Modified: trunk/NYTProf.xs
==============================================================================
--- trunk/NYTProf.xs (original)
+++ trunk/NYTProf.xs Tue Jul 29 09:45:08 2008
@@ -334,8 +334,7 @@
output_int(fid_info->fid_flags);
output_int(fid_info->file_size);
output_int(fid_info->file_mtime);
- while (file_name_len--)
- fputc(*file_name++, out);
+ fwrite(file_name, file_name_len, 1, out);
fputc('\n', out);
}

@@ -520,11 +519,7 @@
*/
void
output_nv(NV nv) {
- int i = sizeof(NV);
- unsigned char *p = (unsigned char *)&nv;
- while (i-- > 0) {
- fputc(*p++, out);
- }
+ fwrite((unsigned char *)&nv, sizeof(NV), 1, out);
}


Nicholas Clark

unread,
Jul 30, 2008, 4:53:55 AM7/30/08
to develnyt...@googlegroups.com
On Tue, Jul 29, 2008 at 05:25:03PM -0700, codesite...@google.com wrote:
>
> Author: tim.bunce
> Date: Tue Jul 29 09:45:08 2008
> New Revision: 368
>
> Modified:
> trunk/NYTProf.xs
>
> Log:
> Use fwrite in preference to fputc loop, thanks to Nicholas Clark.
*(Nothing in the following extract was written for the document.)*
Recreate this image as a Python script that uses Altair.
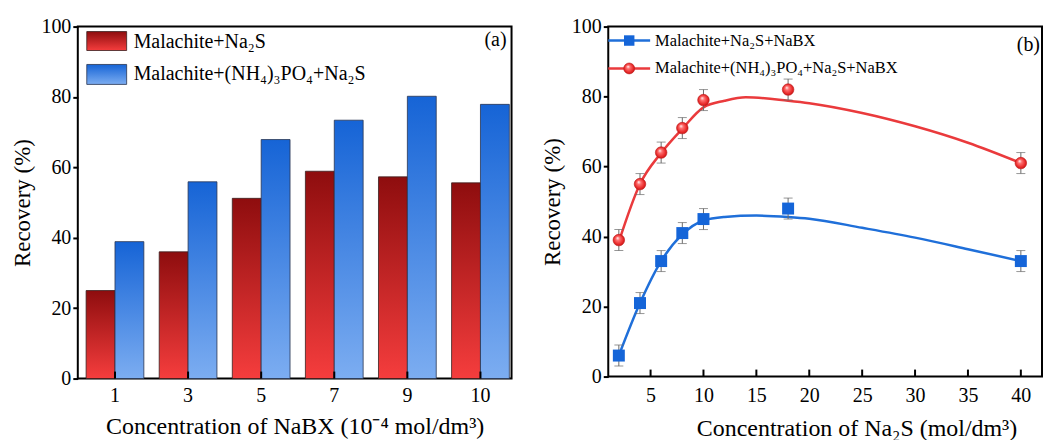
import altair as alt
import pandas as pd

FONT = "Liberation Serif"

# ---------------- data (a) ----------------
cats = ["1", "3", "5", "7", "9", "10"]
red_vals = [25.0, 36.0, 51.2, 58.9, 57.3, 55.6]
blue_vals = [38.9, 55.9, 67.9, 73.4, 80.2, 77.9]
series_a = ["Malachite+Na₂S", "Malachite+(NH₄)₃PO₄+Na₂S"]

# ---------------- data (b) ----------------
xb = [2, 4, 6, 8, 10, 18, 40]
blue_pts = [6, 21, 33, 41, 45, 48, 33]
red_pts = [39, 55, 64, 71, 79, 82, 61]
err = [3, 3, 3, 3, 3, 3, 3]
blue_curve_x = [2, 4, 6, 8, 10, 12, 15, 18, 20, 25, 30, 35, 40]
blue_curve_y = [6, 21, 33, 40.6, 44.6, 45.6, 46.0, 45.6, 45.1, 42.5, 39.7, 36.4, 33]
red_curve_x = [2, 4, 6, 8, 10, 12, 14, 18, 20, 25, 30, 35, 40]
red_curve_y = [38.5, 55, 63.9, 70.8, 76.9, 78.8, 79.8, 78.8, 78.1, 75.3, 71.5, 66.8, 61]
series_b = ["Malachite+Na₂S+NaBX", "Malachite+(NH₄)₃PO₄+Na₂S+NaBX"]
xticks_b = [5, 10, 15, 20, 25, 30, 35, 40]
yticks = [0, 20, 40, 60, 80, 100]

RED_TOP, RED_BOT = "#8e0d0e", "#f53d3d"
BLUE_TOP, BLUE_BOT = "#1664d6", "#7cadf1"


def vgrad(c0, c1):
    return alt.Gradient(
        gradient="linear", x1=0, x2=0, y1=0, y2=1,
        stops=[alt.GradientStop(color=c0, offset=0), alt.GradientStop(color=c1, offset=1)],
    )


WA, HA = 435, 353
WB, HB = 435, 351

df_a = pd.DataFrame({
    "conc": cats * 2,
    "series": [series_a[0]] * len(cats) + [series_a[1]] * len(cats),
    "rec": red_vals + blue_vals,
})
df_cats = pd.DataFrame({"conc": cats})

x_a = alt.X(
    "conc:N", sort=cats,
    scale=alt.Scale(paddingInner=0.21, paddingOuter=0.072, align=0.79),
    axis=alt.Axis(
        title="Concentration of NaBX (10⁻⁴ mol/dm³)", labelAngle=0, ticks=False, tickSize=0,
        domain=False, labelPadding=7, titlePadding=9, titleFontSize=24,
    ),
)
y_a = alt.Y(
    "rec:Q", scale=alt.Scale(domain=[0, 100], nice=False),
    axis=alt.Axis(title="Recovery (%)", values=yticks, tickSize=5, tickWidth=2,
                  labelPadding=2, titlePadding=6, domain=False, titleFontSize=23),
)
xoff = alt.XOffset("series:N", sort=series_a, scale=alt.Scale(domain=series_a))

bar_red = alt.Chart(df_a).transform_filter(alt.datum.series == series_a[0]).mark_bar(
    fill=vgrad(RED_TOP, RED_BOT), stroke="#3a2020", strokeWidth=0.8
).encode(x=x_a, xOffset=xoff, y=y_a)
bar_blue = alt.Chart(df_a).transform_filter(alt.datum.series == series_a[1]).mark_bar(
    fill=vgrad(BLUE_TOP, BLUE_BOT), stroke="#2a3550", strokeWidth=0.8
).encode(x=x_a, xOffset=xoff, y=y_a)

ticks_a = alt.Chart(df_cats).mark_rule(color="black", strokeWidth=2).encode(
    x=alt.X("conc:N", sort=cats, bandPosition=0.5),
    y=alt.value(HA), y2=alt.value(HA - 7),
)

leg_a = pd.DataFrame({"name": series_a, "i": [0, 1]})
leg_a_red = alt.Chart(leg_a.iloc[[0]]).mark_rect(
    fill=vgrad(RED_TOP, RED_BOT), stroke="#3a2020", strokeWidth=0.8
).encode(x=alt.value(9), x2=alt.value(49), y=alt.value(5), y2=alt.value(24))
leg_a_blue = alt.Chart(leg_a.iloc[[1]]).mark_rect(
    fill=vgrad(BLUE_TOP, BLUE_BOT), stroke="#2a3550", strokeWidth=0.8
).encode(x=alt.value(9), x2=alt.value(49), y=alt.value(38), y2=alt.value(58))
leg_a_t1 = alt.Chart(leg_a.iloc[[0]]).mark_text(
    font=FONT, fontSize=20, align="left", baseline="middle", color="black"
).encode(x=alt.value(56), y=alt.value(15), text="name:N")
leg_a_t2 = alt.Chart(leg_a.iloc[[1]]).mark_text(
    font=FONT, fontSize=20, align="left", baseline="middle", color="black"
).encode(x=alt.value(56), y=alt.value(48), text="name:N")
lab_a = alt.Chart(pd.DataFrame({"t": ["(a)"]})).mark_text(
    font=FONT, fontSize=20, align="right", baseline="middle", color="black"
).encode(x=alt.value(WA - 5), y=alt.value(13), text="t:N")

chart_a = alt.layer(
    bar_red, bar_blue, ticks_a, leg_a_red, leg_a_blue, leg_a_t1, leg_a_t2, lab_a
).properties(width=WA, height=HA)

# ---------------- chart (b) ----------------
df_pts = pd.DataFrame({
    "x": xb * 2,
    "y": blue_pts + red_pts,
    "e": err * 2,
    "series": [series_b[0]] * len(xb) + [series_b[1]] * len(xb),
})
df_pts["lo"] = df_pts["y"] - df_pts["e"]
df_pts["hi"] = df_pts["y"] + df_pts["e"]

df_curve = pd.DataFrame({
    "x": blue_curve_x + red_curve_x,
    "y": blue_curve_y + red_curve_y,
    "series": [series_b[0]] * len(blue_curve_x) + [series_b[1]] * len(red_curve_x),
})

x_b = alt.X(
    "x:Q", scale=alt.Scale(domain=[1, 42], nice=False, zero=False),
    axis=alt.Axis(title="Concentration of Na₂S (mol/dm³)", values=xticks_b, ticks=False,
                  tickSize=0, domain=False, labelPadding=9, titlePadding=11, grid=False,
                  labelFlush=False, titleFontSize=24, titleX=249),
)
y_b = alt.Y(
    "y:Q", scale=alt.Scale(domain=[0, 100], nice=False),
    axis=alt.Axis(title="Recovery (%)", values=yticks, tickSize=5, tickWidth=2,
                  labelPadding=2, titlePadding=7, domain=False, grid=False, titleFontSize=23),
)

blue_line = alt.Chart(df_curve).transform_filter(alt.datum.series == series_b[0]).mark_line(
    color="#1f6fd9", strokeWidth=2.5, interpolate="monotone"
).encode(x=x_b, y=y_b)
red_line = alt.Chart(df_curve).transform_filter(alt.datum.series == series_b[1]).mark_line(
    color="#ea3a3c", strokeWidth=2.5, interpolate="monotone"
).encode(x=x_b, y=y_b)

err_rule = alt.Chart(df_pts).mark_rule(color="#6a6a6a", strokeWidth=1).encode(
    x="x:Q", y="lo:Q", y2="hi:Q")
err_cap_lo = alt.Chart(df_pts).mark_tick(color="#6a6a6a", thickness=1, size=9, orient="horizontal").encode(
    x="x:Q", y="lo:Q")
err_cap_hi = alt.Chart(df_pts).mark_tick(color="#6a6a6a", thickness=1, size=9, orient="horizontal").encode(
    x="x:Q", y="hi:Q")

circ_grad = alt.Gradient(
    gradient="radial", x1=0.38, y1=0.32, r1=0, x2=0.5, y2=0.5, r2=0.55,
    stops=[
        alt.GradientStop(color="#ffffff", offset=0),
        alt.GradientStop(color="#ff7070", offset=0.3),
        alt.GradientStop(color="#e82828", offset=0.75),
        alt.GradientStop(color="#b81414", offset=1),
    ],
)

blue_pt = alt.Chart(df_pts).transform_filter(alt.datum.series == series_b[0]).mark_point(
    shape="square", filled=True, fill="#1565d8", size=144, opacity=1, strokeWidth=0
).encode(x="x:Q", y="y:Q")
red_pt = alt.Chart(df_pts).transform_filter(alt.datum.series == series_b[1]).mark_point(
    shape="circle", filled=True, fill=circ_grad, size=135, opacity=1, stroke="#c01818",
    strokeWidth=0.6
).encode(x="x:Q", y="y:Q")

ticks_b = alt.Chart(pd.DataFrame({"x": xticks_b})).mark_rule(color="black", strokeWidth=2).encode(
    x="x:Q", y=alt.value(HB), y2=alt.value(HB - 7))

leg_b = pd.DataFrame({"name": series_b})
lb_line1 = alt.Chart(leg_b.iloc[[0]]).mark_rule(color="#1f6fd9", strokeWidth=2.5).encode(
    x=alt.value(0), x2=alt.value(42), y=alt.value(14))
lb_pt1 = alt.Chart(leg_b.iloc[[0]]).mark_point(
    shape="square", filled=True, fill="#1565d8", size=110, opacity=1, strokeWidth=0
).encode(x=alt.value(21), y=alt.value(14))
lb_line2 = alt.Chart(leg_b.iloc[[0]]).mark_rule(color="#ea3a3c", strokeWidth=2.5).encode(
    x=alt.value(0), x2=alt.value(42), y=alt.value(42))
lb_pt2 = alt.Chart(leg_b.iloc[[1]]).mark_point(
    shape="circle", filled=True, fill=circ_grad, size=120, opacity=1, stroke="#c01818",
    strokeWidth=0.6
).encode(x=alt.value(21), y=alt.value(42))
lb_t1 = alt.Chart(leg_b.iloc[[0]]).mark_text(
    font=FONT, fontSize=16.5, align="left", baseline="middle", color="black"
).encode(x=alt.value(47), y=alt.value(14), text="name:N")
lb_t2 = alt.Chart(leg_b.iloc[[1]]).mark_text(
    font=FONT, fontSize=16.5, align="left", baseline="middle", color="black"
).encode(x=alt.value(47), y=alt.value(42), text="name:N")
lab_b = alt.Chart(pd.DataFrame({"t": ["(b)"]})).mark_text(
    font=FONT, fontSize=20, align="right", baseline="middle", color="black"
).encode(x=alt.value(WB - 2), y=alt.value(18), text="t:N")

chart_b = alt.layer(
    blue_line, red_line, err_rule, err_cap_lo, err_cap_hi, blue_pt, red_pt, ticks_b,
    lb_line1, lb_pt1, lb_line2, lb_pt2, lb_t1, lb_t2, lab_b
).properties(width=WB, height=HB)

chart = alt.hconcat(chart_a, chart_b, spacing=28).properties(
    padding={"left": 3, "top": 7, "right": 0, "bottom": 0},
    background="white",
).configure_view(
    stroke="black", strokeWidth=2
).configure_axis(
    labelFont=FONT, titleFont=FONT, labelFontSize=20, titleFontSize=23,
    titleFontWeight="normal", labelColor="black", titleColor="black", tickColor="black",
    grid=False,
)

chart.save("out.html", embed_options={"renderer": "svg", "actions": False})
I missed it's corresponding read loop though, didn't I? :-)

Still no error checking. Not sure of the best way to deal with that.

The way I read headers in PerlIO::gzip and ex::lib::zip was to fread() in
enough bytes (and error check that) then copy them out to the places they
were needed. No faffing with fgetc()/fputc() loops.

Nicholas Clark

Index: NYTProf.xs
===================================================================
--- NYTProf.xs (revision 369)
+++ NYTProf.xs (working copy)
@@ -1699,11 +1699,7 @@
NV
read_nv() {
NV nv;


- int i = sizeof(NV);
- unsigned char *p = (unsigned char *)&nv;
- while (i-- > 0) {

- *p++ = (unsigned char)fgetc(in);
- }
+ fread((unsigned char *)&nv, sizeof(NV), 1, in);
return nv;
}

Tim Bunce

unread,
Jul 30, 2008, 1:15:39 PM7/30/08
to develnyt...@googlegroups.com
On Wed, Jul 30, 2008 at 09:53:55AM +0100, Nicholas Clark wrote:
>
> On Tue, Jul 29, 2008 at 05:25:03PM -0700, codesite...@google.com wrote:
> >
> > Author: tim.bunce
> > Date: Tue Jul 29 09:45:08 2008
> > New Revision: 368
> >
> > Modified:
> > trunk/NYTProf.xs
> >
> > Log:
> > Use fwrite in preference to fputc loop, thanks to Nicholas Clark.
>
> I missed it's corresponding read loop though, didn't I? :-)

Applied, thanks.

> Still no error checking. Not sure of the best way to deal with that.

I added:
/* no error checking on the assumption that a later token read will
* detect the error/eof condition
*/
:)

> The way I read headers in PerlIO::gzip and ex::lib::zip was to fread() in
> enough bytes (and error check that) then copy them out to the places they
> were needed. No faffing with fgetc()/fputc() loops.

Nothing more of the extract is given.